Hydrothermal systems produce a related but distinct path. In basaltic lavas and submarine volcanic rocks, zeolites can fill vesicles, joints, fractures, and interstices as circulating fluids alter primary glass and feldspathic material. Published studies of zeolitization in volcanic environments commonly place these conditions below about 250 °C and below about 200 MPa, a domain that fits shallow crustal hydrothermal alteration rather than deep metamorphic recrystallization. The framework forms tetrahedra of SiO4 and AlO4 linked into cages and channels, with alkali or alkaline-earth cations and water occupying the cavities. Those cavities are not damage. They are the defining architecture.

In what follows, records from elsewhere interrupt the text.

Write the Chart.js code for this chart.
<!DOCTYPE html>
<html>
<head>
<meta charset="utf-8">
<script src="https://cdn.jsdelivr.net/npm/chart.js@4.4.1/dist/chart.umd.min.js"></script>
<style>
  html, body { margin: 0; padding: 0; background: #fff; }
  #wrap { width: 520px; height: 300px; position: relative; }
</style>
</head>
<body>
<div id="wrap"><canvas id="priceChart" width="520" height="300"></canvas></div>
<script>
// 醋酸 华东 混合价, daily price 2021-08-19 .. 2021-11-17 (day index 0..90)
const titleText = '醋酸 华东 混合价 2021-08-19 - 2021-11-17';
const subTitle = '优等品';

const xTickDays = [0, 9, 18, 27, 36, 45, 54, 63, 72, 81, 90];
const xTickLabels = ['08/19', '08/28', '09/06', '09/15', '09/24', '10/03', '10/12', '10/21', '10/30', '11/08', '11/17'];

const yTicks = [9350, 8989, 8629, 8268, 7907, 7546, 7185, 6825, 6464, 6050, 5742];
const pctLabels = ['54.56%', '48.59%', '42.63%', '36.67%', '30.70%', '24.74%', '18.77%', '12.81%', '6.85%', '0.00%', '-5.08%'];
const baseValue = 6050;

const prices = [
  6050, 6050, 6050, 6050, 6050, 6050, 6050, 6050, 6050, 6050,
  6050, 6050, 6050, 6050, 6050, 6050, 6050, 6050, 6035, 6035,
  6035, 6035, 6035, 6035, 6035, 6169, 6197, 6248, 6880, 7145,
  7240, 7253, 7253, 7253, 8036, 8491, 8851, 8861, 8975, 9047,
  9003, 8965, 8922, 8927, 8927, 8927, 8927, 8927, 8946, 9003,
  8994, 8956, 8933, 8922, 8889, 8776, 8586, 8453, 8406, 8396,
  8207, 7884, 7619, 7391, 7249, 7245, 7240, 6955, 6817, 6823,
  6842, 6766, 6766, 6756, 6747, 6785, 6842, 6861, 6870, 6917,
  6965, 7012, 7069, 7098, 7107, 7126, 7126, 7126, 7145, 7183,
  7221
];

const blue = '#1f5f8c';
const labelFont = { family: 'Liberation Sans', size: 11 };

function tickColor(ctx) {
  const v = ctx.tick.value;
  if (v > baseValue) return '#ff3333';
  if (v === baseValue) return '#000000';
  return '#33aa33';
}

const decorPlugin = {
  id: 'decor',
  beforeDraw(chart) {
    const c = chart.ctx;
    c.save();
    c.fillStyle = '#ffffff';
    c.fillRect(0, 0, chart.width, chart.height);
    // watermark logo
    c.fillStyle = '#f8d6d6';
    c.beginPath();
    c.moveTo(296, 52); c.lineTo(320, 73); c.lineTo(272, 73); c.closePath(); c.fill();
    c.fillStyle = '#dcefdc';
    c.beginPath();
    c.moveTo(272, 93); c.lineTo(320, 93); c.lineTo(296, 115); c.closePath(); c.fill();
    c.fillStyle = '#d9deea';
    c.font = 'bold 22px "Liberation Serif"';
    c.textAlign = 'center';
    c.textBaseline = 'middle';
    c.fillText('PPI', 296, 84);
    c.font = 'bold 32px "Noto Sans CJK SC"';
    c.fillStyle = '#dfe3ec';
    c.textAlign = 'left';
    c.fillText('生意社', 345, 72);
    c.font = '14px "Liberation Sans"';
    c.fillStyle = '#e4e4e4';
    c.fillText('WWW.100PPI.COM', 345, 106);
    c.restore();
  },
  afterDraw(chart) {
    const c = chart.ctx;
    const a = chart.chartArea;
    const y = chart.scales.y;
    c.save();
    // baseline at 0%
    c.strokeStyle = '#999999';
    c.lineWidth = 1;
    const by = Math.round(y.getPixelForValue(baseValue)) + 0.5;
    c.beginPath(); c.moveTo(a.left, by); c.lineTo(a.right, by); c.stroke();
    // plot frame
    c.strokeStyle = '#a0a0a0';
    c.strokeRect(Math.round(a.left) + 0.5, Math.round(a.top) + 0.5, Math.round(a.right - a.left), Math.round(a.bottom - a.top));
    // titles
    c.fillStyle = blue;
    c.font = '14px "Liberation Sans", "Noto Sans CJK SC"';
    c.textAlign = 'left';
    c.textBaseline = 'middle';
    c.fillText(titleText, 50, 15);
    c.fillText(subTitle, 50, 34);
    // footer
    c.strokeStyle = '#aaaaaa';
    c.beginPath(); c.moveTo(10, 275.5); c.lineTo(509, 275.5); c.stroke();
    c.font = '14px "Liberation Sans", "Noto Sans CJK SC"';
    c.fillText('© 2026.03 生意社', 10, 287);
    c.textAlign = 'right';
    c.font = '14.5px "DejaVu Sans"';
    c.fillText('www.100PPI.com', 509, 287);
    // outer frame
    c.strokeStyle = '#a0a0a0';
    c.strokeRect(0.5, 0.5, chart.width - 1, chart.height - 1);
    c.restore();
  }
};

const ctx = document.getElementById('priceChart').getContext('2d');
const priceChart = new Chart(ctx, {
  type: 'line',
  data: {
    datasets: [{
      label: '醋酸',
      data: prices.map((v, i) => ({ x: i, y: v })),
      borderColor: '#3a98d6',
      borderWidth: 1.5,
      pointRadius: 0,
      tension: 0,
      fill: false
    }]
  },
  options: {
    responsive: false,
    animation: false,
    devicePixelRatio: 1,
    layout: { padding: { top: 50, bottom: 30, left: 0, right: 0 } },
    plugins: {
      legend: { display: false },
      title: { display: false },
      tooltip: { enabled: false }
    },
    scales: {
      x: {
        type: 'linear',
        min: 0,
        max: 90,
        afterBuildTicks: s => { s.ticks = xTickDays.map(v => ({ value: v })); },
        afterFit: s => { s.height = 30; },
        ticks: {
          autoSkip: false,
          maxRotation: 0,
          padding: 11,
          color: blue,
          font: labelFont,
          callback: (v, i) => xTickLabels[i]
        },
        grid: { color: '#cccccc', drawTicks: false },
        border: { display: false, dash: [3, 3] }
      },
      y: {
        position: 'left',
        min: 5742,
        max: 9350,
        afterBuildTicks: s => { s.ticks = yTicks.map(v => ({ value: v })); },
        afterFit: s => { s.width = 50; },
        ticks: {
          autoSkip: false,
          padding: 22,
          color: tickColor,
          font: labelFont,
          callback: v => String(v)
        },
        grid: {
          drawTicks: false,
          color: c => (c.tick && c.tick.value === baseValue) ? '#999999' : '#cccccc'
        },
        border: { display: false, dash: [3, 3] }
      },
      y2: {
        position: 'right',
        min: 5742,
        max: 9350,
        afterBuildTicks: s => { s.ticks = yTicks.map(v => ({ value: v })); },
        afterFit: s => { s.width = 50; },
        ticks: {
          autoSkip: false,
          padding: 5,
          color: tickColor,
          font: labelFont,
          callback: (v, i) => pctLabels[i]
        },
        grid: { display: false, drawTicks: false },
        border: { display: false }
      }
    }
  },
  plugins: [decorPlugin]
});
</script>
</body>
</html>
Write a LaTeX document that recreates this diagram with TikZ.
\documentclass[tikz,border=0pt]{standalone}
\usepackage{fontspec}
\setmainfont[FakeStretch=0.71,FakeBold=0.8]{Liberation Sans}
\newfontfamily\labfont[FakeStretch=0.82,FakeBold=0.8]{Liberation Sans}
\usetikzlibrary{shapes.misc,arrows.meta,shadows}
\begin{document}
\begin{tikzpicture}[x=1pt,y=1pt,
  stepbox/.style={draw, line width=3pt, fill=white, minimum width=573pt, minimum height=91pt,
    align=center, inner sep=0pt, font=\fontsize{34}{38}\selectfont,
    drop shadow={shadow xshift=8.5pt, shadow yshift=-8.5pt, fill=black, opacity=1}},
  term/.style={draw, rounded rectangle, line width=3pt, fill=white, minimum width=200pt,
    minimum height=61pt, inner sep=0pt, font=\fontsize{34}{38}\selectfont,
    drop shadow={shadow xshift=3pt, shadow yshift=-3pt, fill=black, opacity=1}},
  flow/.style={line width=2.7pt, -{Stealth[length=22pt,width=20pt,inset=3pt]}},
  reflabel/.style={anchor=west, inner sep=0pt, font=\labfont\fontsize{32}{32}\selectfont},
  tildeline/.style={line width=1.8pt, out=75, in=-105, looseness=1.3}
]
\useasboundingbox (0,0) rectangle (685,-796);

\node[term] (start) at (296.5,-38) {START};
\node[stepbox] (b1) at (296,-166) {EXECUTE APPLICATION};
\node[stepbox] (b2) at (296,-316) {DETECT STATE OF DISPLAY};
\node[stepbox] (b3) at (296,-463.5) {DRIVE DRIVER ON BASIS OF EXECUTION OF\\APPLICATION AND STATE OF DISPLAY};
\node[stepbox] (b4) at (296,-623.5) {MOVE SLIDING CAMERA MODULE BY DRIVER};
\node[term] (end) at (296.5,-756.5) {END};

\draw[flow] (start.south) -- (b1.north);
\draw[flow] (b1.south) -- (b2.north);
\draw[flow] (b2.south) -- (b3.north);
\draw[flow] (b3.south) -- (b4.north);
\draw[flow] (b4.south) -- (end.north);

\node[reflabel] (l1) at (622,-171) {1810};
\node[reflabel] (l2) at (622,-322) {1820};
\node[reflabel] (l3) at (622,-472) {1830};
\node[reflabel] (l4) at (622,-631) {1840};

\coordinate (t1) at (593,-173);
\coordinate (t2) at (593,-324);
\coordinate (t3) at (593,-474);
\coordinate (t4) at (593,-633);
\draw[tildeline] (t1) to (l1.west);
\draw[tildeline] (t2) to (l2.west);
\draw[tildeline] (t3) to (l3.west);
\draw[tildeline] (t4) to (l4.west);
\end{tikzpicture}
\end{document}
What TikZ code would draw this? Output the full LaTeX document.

Because the framework carries a net negative charge, the cavities host exchangeable cations such as Na, K, Ca, and Mg. That property is why zeolites later become useful in industry for ion exchange, adsorption, and molecular sieving. But those functions derive directly from formation. The mineral structure develops in water-rich settings where ions are already being shuffled, concentrated, and reorganized during alteration.
Zeolite therefore is less a single origin story than a family of low-temperature reconstruction pathways. Volcanic glass is the usual starting material. Alkaline groundwater or hydrothermal fluids do the chemical work. Time, permeability, and fluid composition determine which species crystallizes. What takes shape is a porous aluminosilicate skeleton built by replacement, one channel at a time, in the quiet aftermath of volcanism.